A Layman’s Response to NYSR&P v. Bruen: What’s Next?

by Cathy L.Z. Smith
Cathy L.Z. Smith <[email protected]>

Special to L. Neil Smith’s The Libertarian Enterprise

In this layman’s opinion this ruling, as is the case with all such rulings regarding every aspect of The Second Amendment (and not only The Second), is deeply flawed at its core.

The flaw stems from the seeming inability (or self-serving refusal) of not only those who interpret it, but those who would seek to modify it, to understand the meaning and purpose of the first ten amendments to the Constitution of the United States of America, commonly referred to as The Bill of Rights.

No small part of the blame for that must be attributed to those who consented to this devil’s bargain (The Anti-Federalists). The Federalists, in order to gain what power they sought, and which their successors have striven endlessly to pursue and expand, generously (and maybe sincerely) offered up what they saw as protections against the ravages of an authoritarian regime. They perhaps failed utterly in their understanding of the nature of the quest for power, and more specifically to the nature of those whose seek out power over their fellows. Or perhaps I give them too much credit, and such was their intent all along.

That observation to one side, the misnaming of The Bill of Rights has not only permitted, but actively encouraged, the rapacious nature of those who seek to control their countrymen through the utterly false implication that the rights that we as human beingspossess are “granted” by any piece of parchment, no matter how august its pedigree.

The Bill of Rights does not grant rights.
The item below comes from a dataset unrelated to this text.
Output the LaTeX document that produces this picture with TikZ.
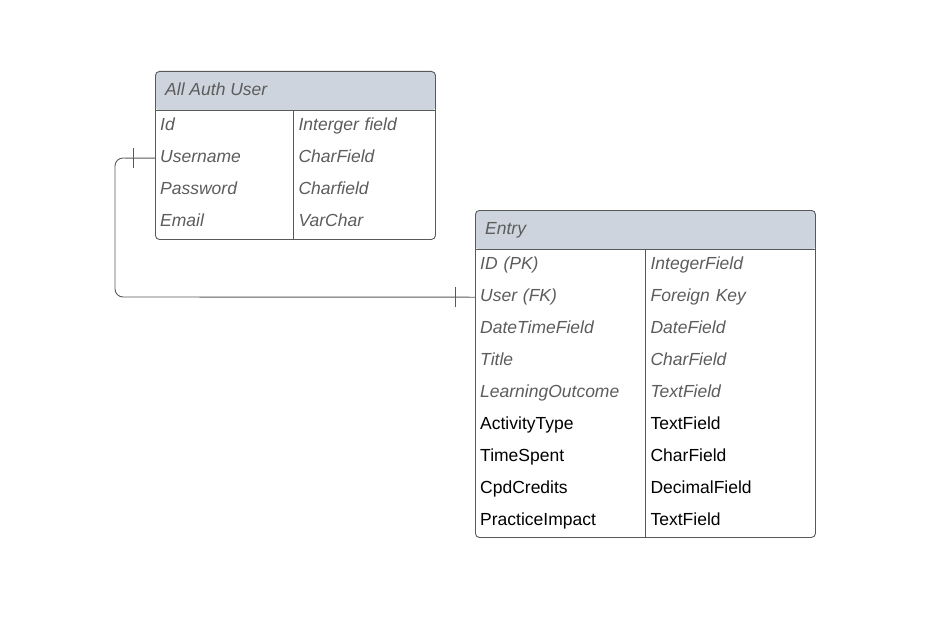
\documentclass[tikz,border=0pt]{standalone}
\usepackage{fontspec}
\setmainfont{Liberation Sans}
\usepackage{tikz}
\usetikzlibrary{positioning}
\definecolor{headfill}{HTML}{CED4DD}
\definecolor{edgegray}{HTML}{595959}
\definecolor{textgray}{HTML}{5C5C5C}

\begin{document}
\begin{tikzpicture}[x=1pt,y=-1pt,
   every node/.style={font=\fontsize{17.5}{21}\selectfont},
   table/.style={draw=edgegray, line width=0.9pt, rounded corners=4pt, anchor=north west, inner sep=0pt,
      path picture={\fill[headfill] (path picture bounding box.north west) rectangle ([yshift=-39pt]path picture bounding box.north east);}},
   cell/.style={anchor=north west, inner xsep=5pt, inner ysep=0pt, minimum height=32pt,
      text height=12.7pt, text depth=3.7pt, align=left},
   it/.style={text=textgray, font=\fontsize{17.5}{21}\selectfont\itshape},
   rm/.style={text=black},
   link/.style={draw=edgegray, line width=0.9pt}]
\useasboundingbox (0,0) rectangle (941,623);

% All Auth User
\node[table, minimum width=280pt, minimum height=168pt] (auth) at (155,71) {};
\node[cell, it, inner xsep=10pt, minimum height=39pt] (auth-head) at (auth.north west) {All Auth User};
\draw[link] ([yshift=-39pt]auth.north west) -- ([yshift=-39pt]auth.north east);
\draw[link] (293,110) -- (293,239);
\foreach \n/\k [count=\i] in {Id/Interger field, Username/CharField, Password/Charfield, Email/VarChar}{
   \node[cell, it, text width=128pt] (auth-\i) at (155,{78+32*\i}) {\n};
   \node[cell, it, text width=132pt, right=0pt of auth-\i] (auth-\i-type) {\k};
}

% Entry
\node[table, minimum width=340pt, minimum height=327pt] (entry) at (475,210) {};
\node[cell, it, inner xsep=10pt, minimum height=39pt] (entry-head) at (entry.north west) {Entry};
\draw[link] ([yshift=-39pt]entry.north west) -- ([yshift=-39pt]entry.north east);
\draw[link] (645,249) -- (645,537);
\foreach \n/\k/\s [count=\i] in {ID (PK)/IntegerField/it, User (FK)/Foreign Key/it, DateTimeField/DateField/it,
      Title/CharField/it, LearningOutcome/TextField/it, ActivityType/TextField/rm, TimeSpent/CharField/rm,
      CpdCredits/DecimalField/rm, PracticeImpact/TextField/rm}{
   \node[cell, \s, text width=160pt] (entry-\i) at (475,{217+32*\i}) {\n};
   \node[cell, \s, text width=160pt, right=0pt of entry-\i] (entry-\i-type) {\k};
}

% one to one
\coordinate (bend-a) at (115,158);
\coordinate (bend-b) at (115,297);
\draw[link, rounded corners=8pt] (auth-2.west) -- (bend-a) -- (bend-b) -- (entry-2.west);
\draw[link] ([xshift=-22pt,yshift=-10pt]auth-2.west) -- ([xshift=-22pt,yshift=10pt]auth-2.west);
\draw[link] ([xshift=-20pt,yshift=-10pt]entry-2.west) -- ([xshift=-20pt,yshift=10pt]entry-2.west);
\end{tikzpicture}
\end{document}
Nor, sadly, does it do an adequate job of recognizing or defending them.

The misnamed Bill of Rights is, in fact, a Bill of Limitations on the actions, not of the people of The United States, but upon those who are elected in (seemingly misplaced) good faith to carry out the will of the citizens of the republic.

This failure to comprehend the difference between recognizing that these rights exist in the nature of man as man–as opposed to the ostensibly beneficent granting of these rights by a body of the servants of the people–has led, and continues to lead, to the downfall of what was once a great and powerful engine of peace and prosperity.

Because where there is success there are parasites. And it is a peculiarity of human nature that we exhibit a misguided tendency to elevate those parasites to positions of power. Perhaps there is a lesson here we need to learn before it’s too late.

It’s more than a little dismaying that those who have been elevated by our servants to rule on the proper way for our servants to plunder our successes are so miserably versed in both law and language that we end up with the utterly ridiculous dances on the heads of the philosophical pins of the day.

Here is the single most important fact having to do with the Second Amendment to the Constitution of the United States of America:

The colonies (that would be us) had just fought and won, at great human and financial expense, what we thought would turn out to be our freedom from a rapacious and murderous regime that sequestered itself in a faraway location which made it impossible—even had they been willing to listen—for the average person (those of us for whom this was supposed to be a protective and benevolent improvement) to present grievances in person.

The colonists were faced with a practiced, well-armed, and foreign enhanced army that had no ties to the country or countrymen they were here to subjugate. One member of that foreign army, a Hessian soldier, was an ancestor of mine. There is evidence to suggest that he, among as many of his countrymen who could find a way, deserted and ultimately fought for the freedom that is the natural state of existence of a human being.

With the help of that man, and others like him–both proto-American and foreign—we kicked their asses and sent them home.

Then, in a fit of sublime stupidity, we turned our well-being over to people we thought we controlled. We are now paying the price for our lack of understanding of the nature of power. The people who won a revolution were not worried about hunting. They were not worried about self-defense which they understood was theirs by right (they were smarter and hadn’t yet had their language defined out from under them). They were worried about the very situation they had just extracted themselves from at great cost. They were worried about the exercise of power.

So what are the next steps?

First and foremost, understand that the things that have happened and are happening now, are not accidental.

Understand that your self-defense is just that. It’s yours. It’s your responsibility. No one else can, by definition, engage in self-defense for another. You may have brothers and sisters in arms, but you are your only thoroughly reliable ally.

Get your children out of the hands of people who have spent the last 200+ years “uneducating” them. If you think the redefinition of language and the destruction of history is accidental, you are mistaken. Find people who can teach your children what it’s important to know. There are millions of them out there. (Maybe we can use this publication to bring them together with people who want their perspectives.)

Read, read, read. Understand history. Understand how we got here, and think about how we can avoid such mistakes in the future.

Question All Authority. Always And Forever. Demand Proof.